### [EXERCISE TASK]
Using the listing below, report all lines holding the word "matplotlib".

### [THE DATA]
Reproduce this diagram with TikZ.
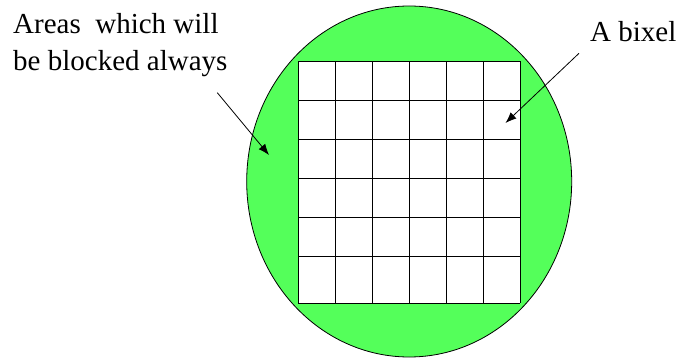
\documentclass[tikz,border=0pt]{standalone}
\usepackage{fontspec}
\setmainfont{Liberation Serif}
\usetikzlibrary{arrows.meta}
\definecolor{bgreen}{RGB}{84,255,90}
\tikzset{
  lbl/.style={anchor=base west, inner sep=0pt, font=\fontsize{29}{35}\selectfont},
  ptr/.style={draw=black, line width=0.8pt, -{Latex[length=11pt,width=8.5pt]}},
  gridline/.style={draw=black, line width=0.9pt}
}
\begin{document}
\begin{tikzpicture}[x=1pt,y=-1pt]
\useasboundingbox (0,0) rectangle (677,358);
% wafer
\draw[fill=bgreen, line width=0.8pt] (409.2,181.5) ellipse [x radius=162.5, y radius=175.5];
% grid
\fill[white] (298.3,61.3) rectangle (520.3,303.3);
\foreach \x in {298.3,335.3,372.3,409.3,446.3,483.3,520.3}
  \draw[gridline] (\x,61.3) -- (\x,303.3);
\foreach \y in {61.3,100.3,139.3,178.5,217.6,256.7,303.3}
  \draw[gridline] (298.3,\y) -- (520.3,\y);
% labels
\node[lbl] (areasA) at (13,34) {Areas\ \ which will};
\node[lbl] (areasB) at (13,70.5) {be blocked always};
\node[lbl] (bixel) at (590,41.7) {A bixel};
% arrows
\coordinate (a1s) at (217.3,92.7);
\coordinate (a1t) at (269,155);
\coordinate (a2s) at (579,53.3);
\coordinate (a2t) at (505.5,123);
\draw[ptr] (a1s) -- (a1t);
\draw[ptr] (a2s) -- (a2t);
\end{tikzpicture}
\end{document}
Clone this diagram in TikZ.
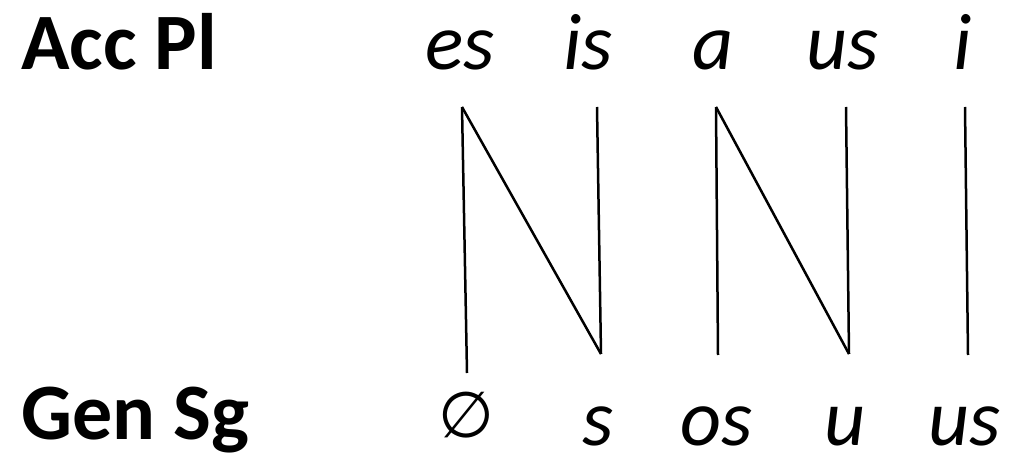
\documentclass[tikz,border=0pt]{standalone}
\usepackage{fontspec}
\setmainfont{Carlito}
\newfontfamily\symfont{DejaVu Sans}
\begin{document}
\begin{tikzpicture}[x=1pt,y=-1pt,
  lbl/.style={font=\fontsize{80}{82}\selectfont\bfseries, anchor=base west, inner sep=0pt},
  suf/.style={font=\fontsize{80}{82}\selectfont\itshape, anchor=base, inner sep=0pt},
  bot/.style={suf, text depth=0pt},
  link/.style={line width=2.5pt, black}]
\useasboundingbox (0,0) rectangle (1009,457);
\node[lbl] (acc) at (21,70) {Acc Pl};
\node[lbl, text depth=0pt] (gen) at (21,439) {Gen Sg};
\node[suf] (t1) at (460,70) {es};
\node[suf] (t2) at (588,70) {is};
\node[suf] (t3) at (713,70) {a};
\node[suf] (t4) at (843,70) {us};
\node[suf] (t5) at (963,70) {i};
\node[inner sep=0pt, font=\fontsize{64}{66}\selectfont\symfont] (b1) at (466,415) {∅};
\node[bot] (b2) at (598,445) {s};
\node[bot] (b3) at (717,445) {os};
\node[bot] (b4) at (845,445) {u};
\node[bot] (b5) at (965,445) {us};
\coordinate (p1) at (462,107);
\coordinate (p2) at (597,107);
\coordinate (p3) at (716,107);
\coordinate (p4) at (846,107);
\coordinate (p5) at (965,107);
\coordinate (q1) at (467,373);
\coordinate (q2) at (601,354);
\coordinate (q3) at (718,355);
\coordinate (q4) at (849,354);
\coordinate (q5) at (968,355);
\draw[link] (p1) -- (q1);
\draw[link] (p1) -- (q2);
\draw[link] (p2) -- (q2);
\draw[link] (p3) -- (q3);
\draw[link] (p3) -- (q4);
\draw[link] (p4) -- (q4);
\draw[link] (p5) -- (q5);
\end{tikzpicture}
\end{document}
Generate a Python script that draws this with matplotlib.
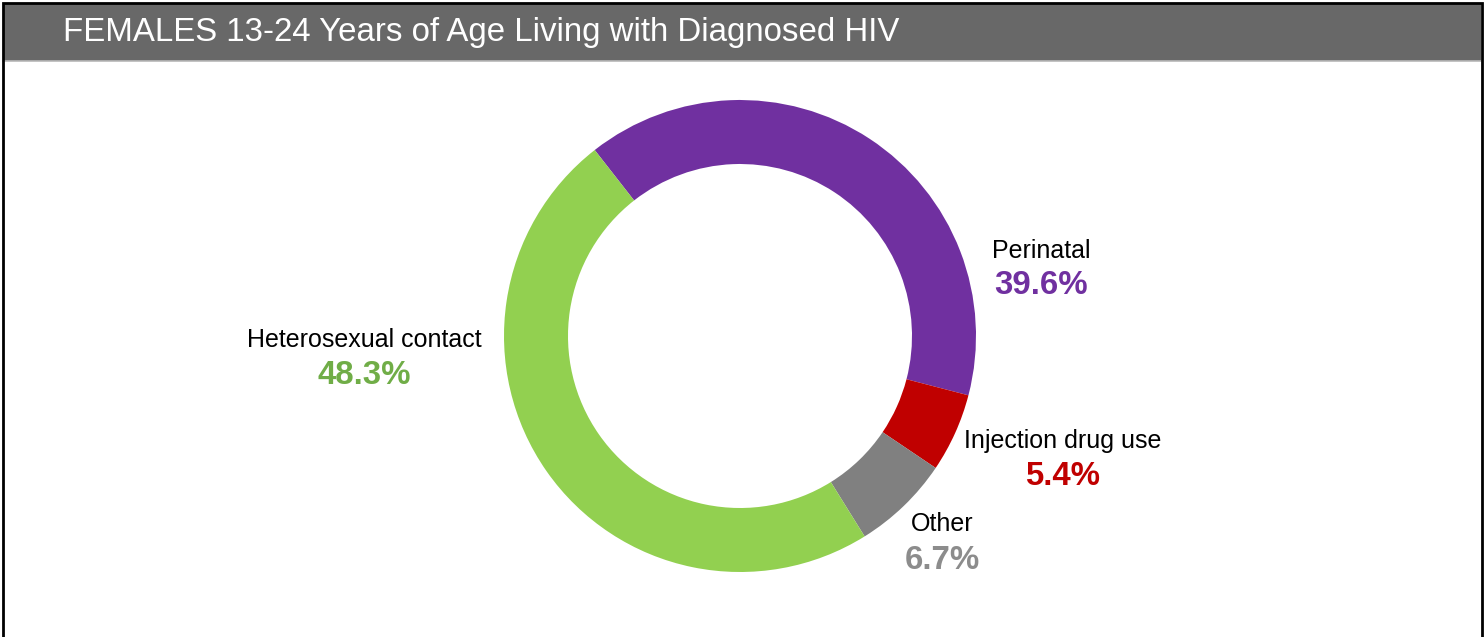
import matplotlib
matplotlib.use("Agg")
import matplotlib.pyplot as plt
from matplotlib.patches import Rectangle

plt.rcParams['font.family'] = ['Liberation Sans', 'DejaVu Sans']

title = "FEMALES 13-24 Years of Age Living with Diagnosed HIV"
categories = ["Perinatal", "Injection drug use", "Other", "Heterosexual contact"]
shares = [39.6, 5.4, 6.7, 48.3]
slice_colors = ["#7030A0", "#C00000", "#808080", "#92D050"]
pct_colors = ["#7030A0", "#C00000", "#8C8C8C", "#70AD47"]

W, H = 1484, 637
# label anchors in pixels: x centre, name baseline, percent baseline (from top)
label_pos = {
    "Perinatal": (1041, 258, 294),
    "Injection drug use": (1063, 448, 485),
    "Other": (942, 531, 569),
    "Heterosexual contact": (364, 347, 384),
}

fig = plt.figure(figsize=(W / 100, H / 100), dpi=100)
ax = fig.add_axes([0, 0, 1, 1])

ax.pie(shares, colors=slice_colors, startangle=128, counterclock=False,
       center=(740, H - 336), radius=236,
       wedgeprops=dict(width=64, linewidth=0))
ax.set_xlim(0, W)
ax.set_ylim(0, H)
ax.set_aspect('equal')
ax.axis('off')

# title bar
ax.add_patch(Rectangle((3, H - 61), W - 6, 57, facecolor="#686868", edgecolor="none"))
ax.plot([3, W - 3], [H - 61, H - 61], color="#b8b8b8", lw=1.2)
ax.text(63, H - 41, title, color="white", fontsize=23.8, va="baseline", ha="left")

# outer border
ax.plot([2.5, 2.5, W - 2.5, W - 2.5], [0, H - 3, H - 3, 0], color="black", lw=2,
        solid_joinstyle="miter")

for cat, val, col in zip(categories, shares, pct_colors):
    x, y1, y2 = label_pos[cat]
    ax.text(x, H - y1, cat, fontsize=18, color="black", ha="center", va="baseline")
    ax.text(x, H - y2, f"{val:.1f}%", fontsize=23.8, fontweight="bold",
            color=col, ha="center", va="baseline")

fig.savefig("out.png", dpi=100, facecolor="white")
==
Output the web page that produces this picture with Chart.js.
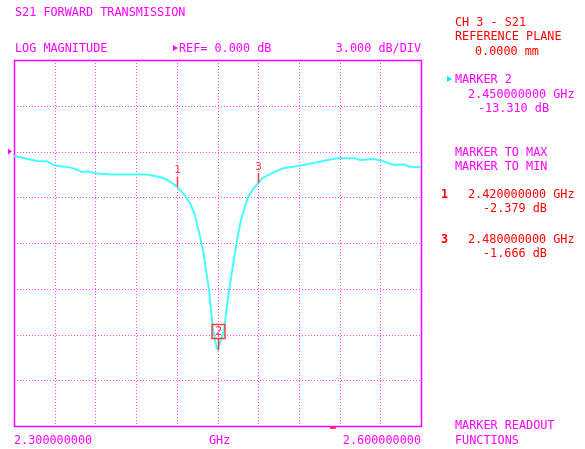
...
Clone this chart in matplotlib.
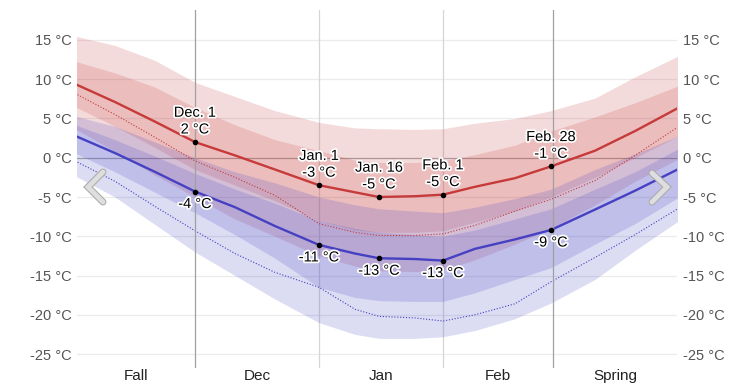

### [RESULT FOR THIS TASK]
Generate a Python script that draws this with matplotlib.
import matplotlib
matplotlib.use("Agg")
import matplotlib.pyplot as plt
from matplotlib.patches import Rectangle
Clone this chart in matplotlib.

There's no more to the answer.